Court upholds rules for lobbyists
Critic of authority of ethics commission loses long-standing lawsuit
As New York’s current ethics commission prepares to shutter in July, one of its most significant legacies has survived a legal challenge.
By unanimous decision, a state appellate court in Albany upheld key aspects of a lower-court ruling, which had held that sweeping regulations governing state lobbyists were legal.
In 2019, the Joint Commission on Public Ethics adopted the lobbying regulations, which sought to expand the types of activities that must be publicly disclosed in New York. JCOPE, whose enforcement of ethics laws was often criticized over a decade of existence, also significantly expanded the amount of lobbying data available.
Beyond simply requiring the disclosure of traditional lobbying — such as when a lobbyist asks a government official to take an action — the regulations sought to cover other types of efforts that have grown prominent. That included so-called “grassroots lobbying” in which an entity seeks to sway lawmakers through mass mobilization of the public around an issue. For the first time, the rules also required lobbyists to disclose the specific name of a public official they’d sought to sway.
Kat Sullivan, an alleged rape victim who fought to pass the Child Victims Act, argued that JCOPE’S efforts had gone too far.
She was the plaintiff in the lawsuit seeking to overturn not only JCOPE’S regulations but the entirety of the state lobbying law. Sullivan, who had paid for billboards and an airplane to fly a banner over the Capitol in 2018, had declined to register as a lobbyist, arguing her citizen activism was fundamentally different than the work of a professional lobbyist. Sullivan did not stand to financially benefit from the law she sought to pass.

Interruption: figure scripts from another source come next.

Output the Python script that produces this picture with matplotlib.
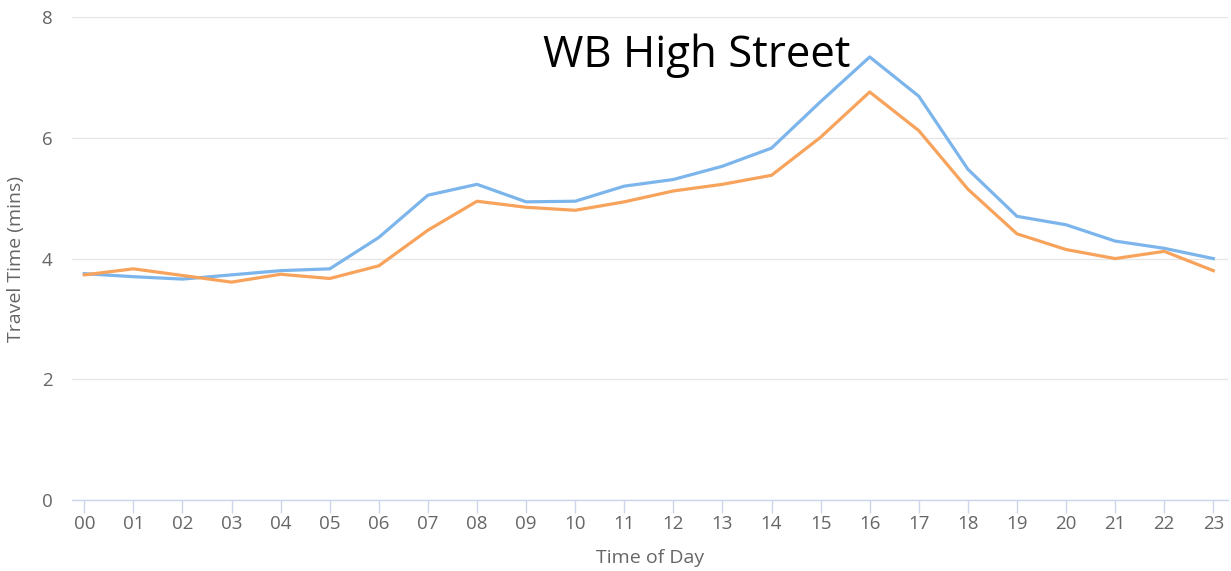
import matplotlib
matplotlib.use("Agg")
import matplotlib.pyplot as plt

hours = ["00", "01", "02", "03", "04", "05", "06", "07", "08", "09", "10", "11",
         "12", "13", "14", "15", "16", "17", "18", "19", "20", "21", "22", "23"]
series_blue = [3.75, 3.70, 3.66, 3.73, 3.80, 3.83, 4.35, 5.05, 5.23, 4.94, 4.95, 5.20,
               5.31, 5.53, 5.83, 6.60, 7.34, 6.69, 5.48, 4.70, 4.56, 4.29, 4.17, 4.00]
series_orange = [3.73, 3.83, 3.72, 3.61, 3.74, 3.67, 3.88, 4.47, 4.95, 4.85, 4.80, 4.94,
                 5.12, 5.23, 5.38, 6.01, 6.76, 6.12, 5.15, 4.41, 4.15, 4.00, 4.12, 3.80]
yticks = [0, 2, 4, 6, 8]
title = "WB High Street"

plt.rcParams['font.family'] = ['Open Sans', 'DejaVu Sans']

fig = plt.figure(figsize=(12.31, 5.71), dpi=100)
ax = fig.add_axes([0.0585, 0.1243, 0.9391, 0.8457])

x = list(range(len(hours)))
ax.plot(x, series_blue, color="#7cb5ec", lw=2.3, solid_joinstyle="round", zorder=3)
ax.plot(x, series_orange, color="#f7a35c", lw=2.3, solid_joinstyle="round", zorder=3)

ax.set_xlim(-0.25, 23.3)
ax.set_ylim(0, 8)
ax.set_yticks(yticks)
ax.set_xticks(x)
ax.set_xticklabels(hours)

for s in ["top", "right", "left"]:
    ax.spines[s].set_visible(False)
ax.spines["bottom"].set_color("#ccd6eb")
ax.spines["bottom"].set_linewidth(1)

ax.grid(axis="y", color="#e6e6e6", lw=1)
ax.set_axisbelow(True)

ax.tick_params(axis="x", colors="#ccd6eb", length=9, width=1, pad=2, labelcolor="#666666", labelsize=13.5)
ax.tick_params(axis="y", length=0, pad=14, labelcolor="#666666", labelsize=13.5)

ax.set_xlabel("Time of Day", color="#666666", fontsize=14, labelpad=11.5)
ax.set_ylabel("Travel Time (mins)", color="#666666", fontsize=14, labelpad=12)

ax.text(0.540, 0.8965, title, transform=ax.transAxes, ha="center", va="baseline",
        fontsize=31.5, color="black")

fig.savefig("out.png", dpi=100, facecolor="white")
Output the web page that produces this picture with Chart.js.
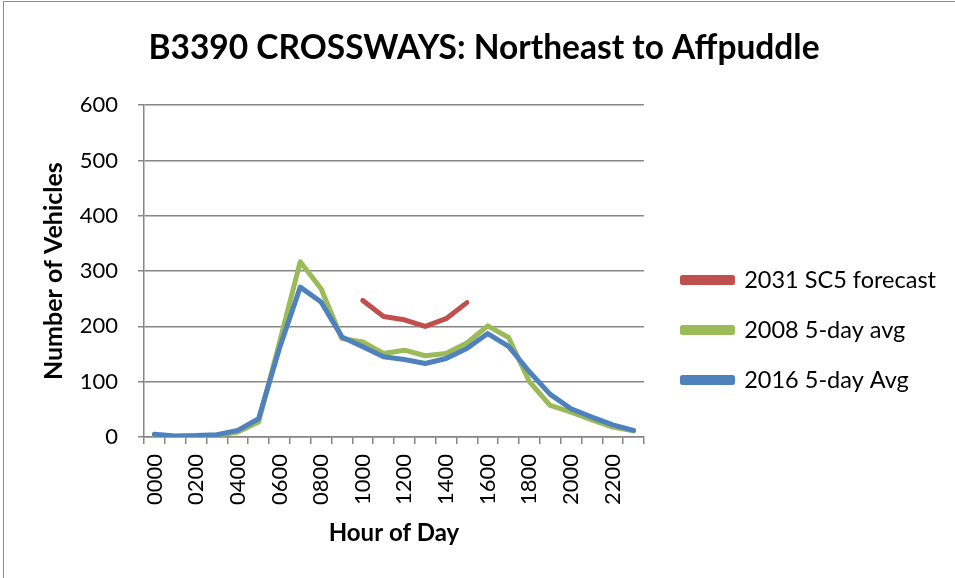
<!DOCTYPE html>
<html>
<head>
<meta charset="utf-8">
<script src="https://cdn.jsdelivr.net/npm/chart.js@4.4.0/dist/chart.umd.min.js"></script>
<style>
  html, body { margin: 0; padding: 0; background: #fff; overflow: hidden; }
  #c { position: absolute; left: 0; top: 0; }
  #frame { position: absolute; left: 3px; top: 1px; width: 1000px; height: 1000px; border: 1px solid #8c8c8c; pointer-events: none; }
</style>
</head>
<body>
<canvas id="c" width="955" height="578"></canvas>
<div id="frame"></div>
<script>
const hours = ['0000','0100','0200','0300','0400','0500','0600','0700','0800','0900','1000','1100',
               '1200','1300','1400','1500','1600','1700','1800','1900','2000','2100','2200','2300'];
const forecast2031 = [null,null,null,null,null,null,null,null,null,null,247,218,212,200,214,243,
                      null,null,null,null,null,null,null,null];
const avg2008 = [3,1,2,3,9,27,170,317,268,178,172,151,157,147,151,170,201,180,100,57,45,31,18,11];
const avg2016 = [5,2,2.5,4,12,33,160,271,244,181,163,145,140,133,142,160,187,164,118,77,51,36,22,12];
const yTicks = [0,100,200,300,400,500,600];

const FONT = 'Lato, "Open Sans", sans-serif';
Chart.defaults.font.family = FONT;
Chart.defaults.color = '#000';

const LEGEND_FONT = 23.5;
const LEGEND_PAD = 26.5;
const LEGEND_FIRST_Y = 280;

const legendPlacer = {
  id: 'legendPlacer',
  beforeDraw(chart) {
    const lg = chart.legend;
    if (lg) { lg.top = LEGEND_FIRST_Y - LEGEND_FONT / 2 - LEGEND_PAD; }
  }
};

new Chart(document.getElementById('c'), {
  type: 'line',
  plugins: [legendPlacer],
  data: {
    labels: hours,
    datasets: [
      { label: '2031 SC5 forecast', data: forecast2031, borderColor: '#C0504D', backgroundColor: '#C0504D', order: 0 },
      { label: '2008 5-day avg', data: avg2008, borderColor: '#9BBB59', backgroundColor: '#9BBB59', order: 2 },
      { label: '2016 5-day Avg', data: avg2016, borderColor: '#4F81BD', backgroundColor: '#4F81BD', order: 1 }
    ]
  },
  options: {
    responsive: false,
    animation: false,
    events: [],
    elements: {
      line: { borderWidth: 5, tension: 0, borderCapStyle: 'round', borderJoinStyle: 'round' },
      point: { radius: 0 }
    },
    layout: { padding: { left: 22, right: 9, top: 0, bottom: 26 } },
    plugins: {
      title: {
        display: true,
        text: 'B3390 CROSSWAYS: Northeast to Affpuddle',
        font: { size: 33.5, weight: 'bold', family: FONT },
        color: '#000',
        padding: { top: 28, bottom: 37 }
      },
      legend: {
        position: 'right',
        align: 'start',
        maxWidth: 340,
        labels: {
          boxWidth: 50,
          boxHeight: 5,
          padding: LEGEND_PAD,
          font: { size: LEGEND_FONT },
          color: '#000',
          sort: (a, b) => a.datasetIndex - b.datasetIndex
        }
      },
      tooltip: { enabled: false }
    },
    scales: {
      x: {
        offset: true,
        afterFit: (s) => { s.height = 115; },
        grid: { offset: true, drawOnChartArea: false, drawTicks: true, tickLength: 7, color: '#868686', lineWidth: 1.5 },
        border: { color: '#868686', width: 1.5 },
        ticks: {
          autoSkip: false, maxRotation: 90, minRotation: 90, padding: 10,
          font: { size: 22 },
          callback: function(v, i) { return i % 2 === 0 ? hours[i] : ''; }
        },
        title: { display: true, text: 'Hour of Day', font: { size: 24, weight: 'bold' }, padding: { top: 14, bottom: 4 } }
      },
      y: {
        min: 0, max: 600,
        afterBuildTicks: (s) => { s.ticks = yTicks.map(v => ({ value: v })); },
        afterFit: (s) => { s.width = 122; },
        grid: { color: '#868686', lineWidth: 1.5, tickLength: 6 },
        border: { color: '#868686', width: 1.5 },
        ticks: { font: { size: 22 }, padding: 20 },
        title: { display: true, text: 'Number of Vehicles', font: { size: 25, weight: 'bold' }, padding: { top: 17, bottom: 0 } }
      },
      gap: {
        type: 'linear', position: 'right', display: true,
        grid: { display: false, drawTicks: false }, border: { display: false },
        ticks: { display: false },
        afterFit: (s) => { s.width = 12; }
      }
    }
  }
});
</script>
</body>
</html>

After an extensive investigation, JCOPE dropped the matter, but Sullivan continued to pursue the litigation. In a 2019 complaint, attorney Cameron Macdonald of the nonprofit Government Justice Center, who represented Sullivan, argued that “no person of ordinary intelligence can ascertain what conduct is allowable under the Lobbying Act,” and that the regulations had dramatically and unlawfully expanded the definition of lobbying.
In the appellate division ruling Thursday, the justices unanimously found that authority to issue the regulations was “fairly implied” by JCOPE’S existing powers and noted the Legislature has since passed a law replacing JCOPE with a new ethics commission but leaving JCOPE’S regulations intact.
In one smaller victory for Sullivan, the court did affirm her right to bring the case against the outgoing ethics commission.
“JCOPE could not get away with threatening her for more than a year, drop the matter after getting sued by Kat, and then argue she did not have a ripe case for the court to decide,” Macdonald told the Times Union.